■ INFORMATION SUPPLIED ■
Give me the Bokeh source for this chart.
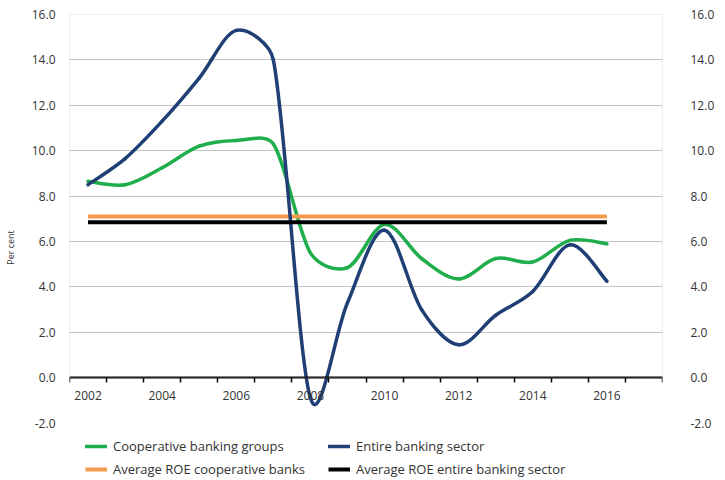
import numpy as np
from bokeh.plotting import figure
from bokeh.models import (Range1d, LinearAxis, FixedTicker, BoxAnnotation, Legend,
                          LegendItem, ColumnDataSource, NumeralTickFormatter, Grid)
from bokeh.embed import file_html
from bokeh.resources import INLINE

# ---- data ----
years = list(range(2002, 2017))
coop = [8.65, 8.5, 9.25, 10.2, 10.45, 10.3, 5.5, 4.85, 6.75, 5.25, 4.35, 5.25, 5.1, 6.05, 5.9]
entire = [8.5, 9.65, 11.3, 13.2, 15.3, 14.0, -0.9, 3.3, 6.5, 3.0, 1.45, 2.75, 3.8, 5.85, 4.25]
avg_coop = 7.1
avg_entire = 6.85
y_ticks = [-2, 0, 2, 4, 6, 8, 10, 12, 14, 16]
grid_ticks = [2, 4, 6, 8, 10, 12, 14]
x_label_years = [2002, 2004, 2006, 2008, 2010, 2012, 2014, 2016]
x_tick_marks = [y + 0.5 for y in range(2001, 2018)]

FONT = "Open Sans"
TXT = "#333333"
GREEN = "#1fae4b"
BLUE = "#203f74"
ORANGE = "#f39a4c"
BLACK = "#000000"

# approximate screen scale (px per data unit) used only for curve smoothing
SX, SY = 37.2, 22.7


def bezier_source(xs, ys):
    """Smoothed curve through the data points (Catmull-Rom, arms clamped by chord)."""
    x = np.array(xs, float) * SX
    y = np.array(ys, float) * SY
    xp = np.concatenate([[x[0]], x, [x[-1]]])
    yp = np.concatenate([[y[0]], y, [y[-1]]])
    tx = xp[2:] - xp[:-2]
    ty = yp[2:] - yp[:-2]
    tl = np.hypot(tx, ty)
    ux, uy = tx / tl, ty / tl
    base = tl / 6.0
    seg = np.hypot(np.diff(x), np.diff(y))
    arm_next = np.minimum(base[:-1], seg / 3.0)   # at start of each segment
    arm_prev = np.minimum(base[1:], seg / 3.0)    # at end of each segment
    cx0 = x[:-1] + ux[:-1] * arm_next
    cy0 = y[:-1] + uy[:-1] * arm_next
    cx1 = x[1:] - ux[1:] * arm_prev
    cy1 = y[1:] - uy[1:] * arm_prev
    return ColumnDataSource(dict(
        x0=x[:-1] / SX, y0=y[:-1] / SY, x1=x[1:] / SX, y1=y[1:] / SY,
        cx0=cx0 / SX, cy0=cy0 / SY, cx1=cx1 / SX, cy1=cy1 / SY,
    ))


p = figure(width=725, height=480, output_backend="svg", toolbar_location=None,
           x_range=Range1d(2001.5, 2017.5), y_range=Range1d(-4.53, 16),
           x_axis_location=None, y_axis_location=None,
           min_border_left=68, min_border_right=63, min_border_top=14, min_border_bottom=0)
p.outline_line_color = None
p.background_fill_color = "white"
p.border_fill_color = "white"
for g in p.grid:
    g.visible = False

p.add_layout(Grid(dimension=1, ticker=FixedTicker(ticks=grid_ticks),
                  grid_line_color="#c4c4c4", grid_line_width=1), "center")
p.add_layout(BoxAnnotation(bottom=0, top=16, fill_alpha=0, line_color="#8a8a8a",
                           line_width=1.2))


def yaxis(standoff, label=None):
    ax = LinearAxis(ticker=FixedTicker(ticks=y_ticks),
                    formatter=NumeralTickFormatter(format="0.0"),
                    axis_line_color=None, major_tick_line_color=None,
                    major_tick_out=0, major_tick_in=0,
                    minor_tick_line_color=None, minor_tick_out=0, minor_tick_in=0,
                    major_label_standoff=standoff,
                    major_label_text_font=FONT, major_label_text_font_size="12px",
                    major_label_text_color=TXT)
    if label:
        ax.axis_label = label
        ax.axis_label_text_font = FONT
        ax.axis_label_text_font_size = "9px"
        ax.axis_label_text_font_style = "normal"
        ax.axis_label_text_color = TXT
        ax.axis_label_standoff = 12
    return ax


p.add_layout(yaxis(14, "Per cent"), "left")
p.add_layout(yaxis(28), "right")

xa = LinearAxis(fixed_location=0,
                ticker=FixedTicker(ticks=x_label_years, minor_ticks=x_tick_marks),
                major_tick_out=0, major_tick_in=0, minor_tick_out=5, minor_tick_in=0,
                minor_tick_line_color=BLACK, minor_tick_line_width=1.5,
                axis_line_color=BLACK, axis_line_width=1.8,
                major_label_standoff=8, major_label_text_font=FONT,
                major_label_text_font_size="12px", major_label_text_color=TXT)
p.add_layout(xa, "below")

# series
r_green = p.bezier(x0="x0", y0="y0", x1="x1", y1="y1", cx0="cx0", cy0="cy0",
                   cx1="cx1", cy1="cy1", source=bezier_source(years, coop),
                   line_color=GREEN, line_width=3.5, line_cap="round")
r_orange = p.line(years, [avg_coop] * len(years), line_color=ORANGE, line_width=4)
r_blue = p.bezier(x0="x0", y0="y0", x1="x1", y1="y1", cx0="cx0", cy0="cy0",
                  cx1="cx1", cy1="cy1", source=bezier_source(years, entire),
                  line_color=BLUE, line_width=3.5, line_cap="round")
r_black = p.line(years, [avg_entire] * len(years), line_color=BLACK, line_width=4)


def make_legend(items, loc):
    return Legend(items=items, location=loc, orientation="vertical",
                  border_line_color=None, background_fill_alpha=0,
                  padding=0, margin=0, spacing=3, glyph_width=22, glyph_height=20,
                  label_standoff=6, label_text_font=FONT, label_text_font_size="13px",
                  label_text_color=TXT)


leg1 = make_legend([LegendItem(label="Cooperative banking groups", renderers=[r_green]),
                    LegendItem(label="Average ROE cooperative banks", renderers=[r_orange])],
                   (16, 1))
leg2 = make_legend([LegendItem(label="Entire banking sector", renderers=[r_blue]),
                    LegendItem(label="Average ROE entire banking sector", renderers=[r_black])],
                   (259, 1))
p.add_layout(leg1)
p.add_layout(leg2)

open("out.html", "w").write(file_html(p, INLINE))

■ STATED EXERCISE ■
Leave the pictures out and copy the rest of the data exactly.

■ RESPONSE BELOW ■
Give me the Bokeh source for this chart.
import numpy as np
from bokeh.plotting import figure
from bokeh.models import (Range1d, LinearAxis, FixedTicker, BoxAnnotation, Legend,
                          LegendItem, ColumnDataSource, NumeralTickFormatter, Grid)
from bokeh.embed import file_html
from bokeh.resources import INLINE

# ---- data ----
years = list(range(2002, 2017))
coop = [8.65, 8.5, 9.25, 10.2, 10.45, 10.3, 5.5, 4.85, 6.75, 5.25, 4.35, 5.25, 5.1, 6.05, 5.9]
entire = [8.5, 9.65, 11.3, 13.2, 15.3, 14.0, -0.9, 3.3, 6.5, 3.0, 1.45, 2.75, 3.8, 5.85, 4.25]
avg_coop = 7.1
avg_entire = 6.85
y_ticks = [-2, 0, 2, 4, 6, 8, 10, 12, 14, 16]
grid_ticks = [2, 4, 6, 8, 10, 12, 14]
x_label_years = [2002, 2004, 2006, 2008, 2010, 2012, 2014, 2016]
x_tick_marks = [y + 0.5 for y in range(2001, 2018)]

FONT = "Open Sans"
TXT = "#333333"
GREEN = "#1fae4b"
BLUE = "#203f74"
ORANGE = "#f39a4c"
BLACK = "#000000"

# approximate screen scale (px per data unit) used only for curve smoothing
SX, SY = 37.2, 22.7


def bezier_source(xs, ys):
    """Smoothed curve through the data points (Catmull-Rom, arms clamped by chord)."""
    x = np.array(xs, float) * SX
    y = np.array(ys, float) * SY
    xp = np.concatenate([[x[0]], x, [x[-1]]])
    yp = np.concatenate([[y[0]], y, [y[-1]]])
    tx = xp[2:] - xp[:-2]
    ty = yp[2:] - yp[:-2]
    tl = np.hypot(tx, ty)
    ux, uy = tx / tl, ty / tl
    base = tl / 6.0
    seg = np.hypot(np.diff(x), np.diff(y))
    arm_next = np.minimum(base[:-1], seg / 3.0)   # at start of each segment
    arm_prev = np.minimum(base[1:], seg / 3.0)    # at end of each segment
    cx0 = x[:-1] + ux[:-1] * arm_next
    cy0 = y[:-1] + uy[:-1] * arm_next
    cx1 = x[1:] - ux[1:] * arm_prev
    cy1 = y[1:] - uy[1:] * arm_prev
    return ColumnDataSource(dict(
        x0=x[:-1] / SX, y0=y[:-1] / SY, x1=x[1:] / SX, y1=y[1:] / SY,
        cx0=cx0 / SX, cy0=cy0 / SY, cx1=cx1 / SX, cy1=cy1 / SY,
    ))


p = figure(width=725, height=480, output_backend="svg", toolbar_location=None,
           x_range=Range1d(2001.5, 2017.5), y_range=Range1d(-4.53, 16),
           x_axis_location=None, y_axis_location=None,
           min_border_left=68, min_border_right=63, min_border_top=14, min_border_bottom=0)
p.outline_line_color = None
p.background_fill_color = "white"
p.border_fill_color = "white"
for g in p.grid:
    g.visible = False

p.add_layout(Grid(dimension=1, ticker=FixedTicker(ticks=grid_ticks),
                  grid_line_color="#c4c4c4", grid_line_width=1), "center")
p.add_layout(BoxAnnotation(bottom=0, top=16, fill_alpha=0, line_color="#8a8a8a",
                           line_width=1.2))


def yaxis(standoff, label=None):
    ax = LinearAxis(ticker=FixedTicker(ticks=y_ticks),
                    formatter=NumeralTickFormatter(format="0.0"),
                    axis_line_color=None, major_tick_line_color=None,
                    major_tick_out=0, major_tick_in=0,
                    minor_tick_line_color=None, minor_tick_out=0, minor_tick_in=0,
                    major_label_standoff=standoff,
                    major_label_text_font=FONT, major_label_text_font_size="12px",
                    major_label_text_color=TXT)
    if label:
        ax.axis_label = label
        ax.axis_label_text_font = FONT
        ax.axis_label_text_font_size = "9px"
        ax.axis_label_text_font_style = "normal"
        ax.axis_label_text_color = TXT
        ax.axis_label_standoff = 12
    return ax


p.add_layout(yaxis(14, "Per cent"), "left")
p.add_layout(yaxis(28), "right")

xa = LinearAxis(fixed_location=0,
                ticker=FixedTicker(ticks=x_label_years, minor_ticks=x_tick_marks),
                major_tick_out=0, major_tick_in=0, minor_tick_out=5, minor_tick_in=0,
                minor_tick_line_color=BLACK, minor_tick_line_width=1.5,
                axis_line_color=BLACK, axis_line_width=1.8,
                major_label_standoff=8, major_label_text_font=FONT,
                major_label_text_font_size="12px", major_label_text_color=TXT)
p.add_layout(xa, "below")

# series
r_green = p.bezier(x0="x0", y0="y0", x1="x1", y1="y1", cx0="cx0", cy0="cy0",
                   cx1="cx1", cy1="cy1", source=bezier_source(years, coop),
                   line_color=GREEN, line_width=3.5, line_cap="round")
r_orange = p.line(years, [avg_coop] * len(years), line_color=ORANGE, line_width=4)
r_blue = p.bezier(x0="x0", y0="y0", x1="x1", y1="y1", cx0="cx0", cy0="cy0",
                  cx1="cx1", cy1="cy1", source=bezier_source(years, entire),
                  line_color=BLUE, line_width=3.5, line_cap="round")
r_black = p.line(years, [avg_entire] * len(years), line_color=BLACK, line_width=4)


def make_legend(items, loc):
    return Legend(items=items, location=loc, orientation="vertical",
                  border_line_color=None, background_fill_alpha=0,
                  padding=0, margin=0, spacing=3, glyph_width=22, glyph_height=20,
                  label_standoff=6, label_text_font=FONT, label_text_font_size="13px",
                  label_text_color=TXT)


leg1 = make_legend([LegendItem(label="Cooperative banking groups", renderers=[r_green]),
                    LegendItem(label="Average ROE cooperative banks", renderers=[r_orange])],
                   (16, 1))
leg2 = make_legend([LegendItem(label="Entire banking sector", renderers=[r_blue]),
                    LegendItem(label="Average ROE entire banking sector", renderers=[r_black])],
                   (259, 1))
p.add_layout(leg1)
p.add_layout(leg2)

open("out.html", "w").write(file_html(p, INLINE))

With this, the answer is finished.